## [What is asked]
Print exactly the lines from the first one down to the line that contains "from matplotlib.ticker import MultipleLocator", both included, and skip the pictures.
─── Given material
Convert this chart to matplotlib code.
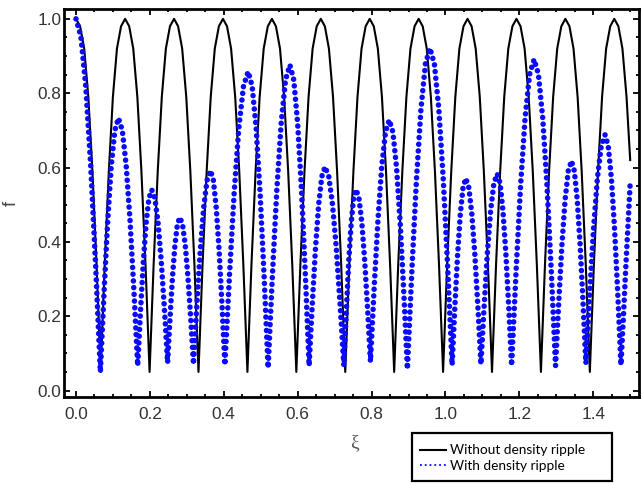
import matplotlib.pyplot as plt
from matplotlib.lines import Line2D
from matplotlib.patches import Rectangle
from matplotlib.ticker import MultipleLocator

# f(xi) without density ripple
xi_plain = [
    0.0000, 0.0111, 0.0223, 0.0334, 0.0445, 0.0557,
    0.0668, 0.0778, 0.0889, 0.0999, 0.1109, 0.1220, 0.1330, 0.1440, 0.1550, 0.1661, 0.1771, 0.1881,
    0.1992, 0.2102, 0.2213, 0.2323, 0.2433, 0.2544, 0.2654, 0.2764, 0.2874, 0.2985, 0.3095, 0.3205,
    0.3316, 0.3426, 0.3537, 0.3647, 0.3757, 0.3868, 0.3978, 0.4088, 0.4198, 0.4309, 0.4419, 0.4529,
    0.4640, 0.4750, 0.4861, 0.4971, 0.5081, 0.5192, 0.5302, 0.5412, 0.5522, 0.5633, 0.5743, 0.5853,
    0.5964, 0.6074, 0.6185, 0.6295, 0.6405, 0.6516, 0.6626, 0.6736, 0.6846, 0.6957, 0.7067, 0.7177,
    0.7288, 0.7398, 0.7509, 0.7619, 0.7729, 0.7840, 0.7950, 0.8060, 0.8170, 0.8281, 0.8391, 0.8501,
    0.8612, 0.8722, 0.8833, 0.8943, 0.9053, 0.9164, 0.9274, 0.9384, 0.9494, 0.9605, 0.9715, 0.9825,
    0.9936, 1.0046, 1.0157, 1.0267, 1.0377, 1.0488, 1.0598, 1.0708, 1.0818, 1.0929, 1.1039, 1.1149,
    1.1260, 1.1370, 1.1481, 1.1591, 1.1701, 1.1812, 1.1922, 1.2032, 1.2142, 1.2253, 1.2363, 1.2473,
    1.2584, 1.2694, 1.2805, 1.2915, 1.3025, 1.3136, 1.3246, 1.3356, 1.3466, 1.3577, 1.3687, 1.3797,
    1.3908, 1.4018, 1.4129, 1.4239, 1.4349, 1.4460, 1.4570, 1.4680, 1.4790, 1.4901, 1.5000,
]
f_plain = [
    1.00, 0.98, 0.92, 0.79, 0.59, 0.34,
    0.05, 0.34, 0.59, 0.79, 0.92, 0.98, 1.00, 0.98, 0.92, 0.79, 0.59, 0.34,
    0.05, 0.34, 0.59, 0.79, 0.92, 0.98, 1.00, 0.98, 0.92, 0.79, 0.59, 0.34,
    0.05, 0.34, 0.59, 0.79, 0.92, 0.98, 1.00, 0.98, 0.92, 0.79, 0.59, 0.34,
    0.05, 0.34, 0.59, 0.79, 0.92, 0.98, 1.00, 0.98, 0.92, 0.79, 0.59, 0.34,
    0.05, 0.34, 0.59, 0.79, 0.92, 0.98, 1.00, 0.98, 0.92, 0.79, 0.59, 0.34,
    0.05, 0.34, 0.59, 0.79, 0.92, 0.98, 1.00, 0.98, 0.92, 0.79, 0.59, 0.34,
    0.05, 0.34, 0.59, 0.79, 0.92, 0.98, 1.00, 0.98, 0.92, 0.79, 0.59, 0.34,
    0.05, 0.34, 0.59, 0.79, 0.92, 0.98, 1.00, 0.98, 0.92, 0.79, 0.59, 0.34,
    0.05, 0.34, 0.59, 0.79, 0.92, 0.98, 1.00, 0.98, 0.92, 0.79, 0.59, 0.34,
    0.05, 0.34, 0.59, 0.79, 0.92, 0.98, 1.00, 0.98, 0.92, 0.79, 0.59, 0.34,
    0.05, 0.34, 0.59, 0.79, 0.92, 0.98, 1.00, 0.98, 0.92, 0.79, 0.62,
]

# f(xi) with density ripple
xi_ripple = [
    0.0000, 0.0132, 0.0264, 0.0396, 0.0528,
    0.0660, 0.0758, 0.0856, 0.0954, 0.1052,
    0.1150, 0.1254, 0.1358, 0.1462, 0.1566,
    0.1670, 0.1746, 0.1822, 0.1898, 0.1974,
    0.2050, 0.2136, 0.2222, 0.2308, 0.2394,
    0.2480, 0.2546, 0.2612, 0.2678, 0.2744,
    0.2810, 0.2884, 0.2958, 0.3032, 0.3106,
    0.3180, 0.3272, 0.3364, 0.3456, 0.3548,
    0.3640, 0.3718, 0.3796, 0.3874, 0.3952,
    0.4030, 0.4156, 0.4282, 0.4408, 0.4534,
    0.4660, 0.4768, 0.4876, 0.4984, 0.5092,
    0.5200, 0.5318, 0.5436, 0.5554, 0.5672,
    0.5790, 0.5894, 0.5998, 0.6102, 0.6206,
    0.6310, 0.6396, 0.6482, 0.6568, 0.6654,
    0.6740, 0.6842, 0.6944, 0.7046, 0.7148,
    0.7250, 0.7316, 0.7382, 0.7448, 0.7514,
    0.7580, 0.7658, 0.7736, 0.7814, 0.7892,
    0.7970, 0.8072, 0.8174, 0.8276, 0.8378,
    0.8480, 0.8578, 0.8676, 0.8774, 0.8872,
    0.8970, 0.9092, 0.9214, 0.9336, 0.9458,
    0.9580, 0.9700, 0.9820, 0.9940, 1.0060,
    1.0180, 1.0254, 1.0328, 1.0402, 1.0476,
    1.0550, 1.0632, 1.0714, 1.0796, 1.0878,
    1.0960, 1.1048, 1.1136, 1.1224, 1.1312,
    1.1400, 1.1478, 1.1556, 1.1634, 1.1712,
    1.1790, 1.1912, 1.2034, 1.2156, 1.2278,
    1.2400, 1.2516, 1.2632, 1.2748, 1.2864,
    1.2980, 1.3066, 1.3152, 1.3238, 1.3324,
    1.3410, 1.3488, 1.3566, 1.3644, 1.3722,
    1.3800, 1.3904, 1.4008, 1.4112, 1.4216,
    1.4320, 1.4406, 1.4492, 1.4578, 1.4664,
    1.4750, 1.4813, 1.4875, 1.4938, 1.5000,
]
f_ripple = [
    1.000, 0.953, 0.819, 0.609, 0.344,
    0.050, 0.261, 0.452, 0.603, 0.700,
    0.733, 0.700, 0.606, 0.459, 0.273,
    0.067, 0.213, 0.345, 0.450, 0.517,
    0.540, 0.517, 0.451, 0.348, 0.219,
    0.075, 0.196, 0.305, 0.391, 0.447,
    0.466, 0.447, 0.391, 0.303, 0.193,
    0.071, 0.232, 0.377, 0.492, 0.566,
    0.592, 0.566, 0.492, 0.377, 0.231,
    0.069, 0.313, 0.533, 0.707, 0.819,
    0.858, 0.819, 0.706, 0.530, 0.307,
    0.061, 0.313, 0.540, 0.720, 0.836,
    0.876, 0.836, 0.721, 0.543, 0.317,
    0.067, 0.232, 0.382, 0.500, 0.576,
    0.602, 0.576, 0.500, 0.382, 0.232,
    0.067, 0.213, 0.346, 0.450, 0.518,
    0.541, 0.518, 0.453, 0.350, 0.221,
    0.078, 0.279, 0.460, 0.604, 0.696,
    0.728, 0.695, 0.600, 0.452, 0.265,
    0.058, 0.325, 0.565, 0.756, 0.879,
    0.921, 0.879, 0.758, 0.570, 0.332,
    0.069, 0.224, 0.364, 0.475, 0.546,
    0.571, 0.546, 0.475, 0.365, 0.225,
    0.071, 0.229, 0.372, 0.485, 0.558,
    0.583, 0.558, 0.484, 0.370, 0.226,
    0.067, 0.322, 0.552, 0.734, 0.851,
    0.891, 0.851, 0.734, 0.552, 0.322,
    0.067, 0.237, 0.391, 0.513, 0.591,
    0.618, 0.591, 0.514, 0.393, 0.241,
    0.073, 0.263, 0.435, 0.571, 0.658,
    0.688, 0.658, 0.570, 0.433, 0.260,
    0.069, 0.190, 0.320, 0.440, 0.558,
]

labels = ['Without density ripple', 'With density ripple']

fig = plt.figure(figsize=(6.41, 4.83), dpi=100)
ax = fig.add_axes([0.0998, 0.178, 0.897, 0.803])

ax.plot(xi_plain, f_plain, color='black', lw=1.5, zorder=2)
ax.plot(xi_ripple, f_ripple, color='#0a0aff', lw=4.0, dashes=(0.01, 1.2),
        dash_capstyle='round', zorder=3)

ax.set_xlim(-0.0325, 1.5237)
ax.set_ylim(-0.0175, 1.026)
ax.xaxis.set_major_locator(MultipleLocator(0.2))
ax.xaxis.set_minor_locator(MultipleLocator(0.05))
ax.yaxis.set_major_locator(MultipleLocator(0.2))
ax.yaxis.set_minor_locator(MultipleLocator(0.05))
ax.xaxis.set_major_formatter(lambda v, p: f'{v:.1f}')
ax.yaxis.set_major_formatter(lambda v, p: f'{v:.1f}')

for s in ax.spines.values():
    s.set_linewidth(2.0)
ax.tick_params(which='both', direction='in', top=True, right=True,
               labelsize=12.4, labelcolor='#333333', width=1.3)
ax.tick_params(which='major', length=4)
ax.tick_params(which='minor', length=2.5)
ax.tick_params(axis='x', pad=7)
ax.tick_params(axis='y', pad=2)
for t in ax.get_xticklabels() + ax.get_yticklabels():
    t.set_family('Liberation Sans')

ax.set_ylabel('f', fontsize=13, color='#444444', family='Liberation Sans')
ax.yaxis.set_label_coords(-0.0765, 0.5)
ax.set_xlabel('ξ', fontsize=14, color='#555555', family='Liberation Serif')
ax.xaxis.set_label_coords(0.506, -0.097)

# legend box below the axes, on the right
fig.patches.append(Rectangle((0.6423, 0.004), 0.313, 0.1, transform=fig.transFigure,
                             fill=False, edgecolor='black', lw=1.6))
handles = [Line2D([], [], color='black', lw=1.5),
           Line2D([], [], color='#0a0aff', lw=1.3, ls=':')]
fig.legend(handles, labels, loc='upper left', bbox_to_anchor=(0.656, 0.08),
           frameon=False, borderpad=0, borderaxespad=0, handlelength=1.9,
           handletextpad=0.25, labelspacing=0.25,
           prop={'family': 'Lato', 'size': 9.8})

fig.savefig('out.png', dpi=100)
──────
## [Task result]
Convert this chart to matplotlib code.
import matplotlib.pyplot as plt
from matplotlib.lines import Line2D
from matplotlib.patches import Rectangle
from matplotlib.ticker import MultipleLocator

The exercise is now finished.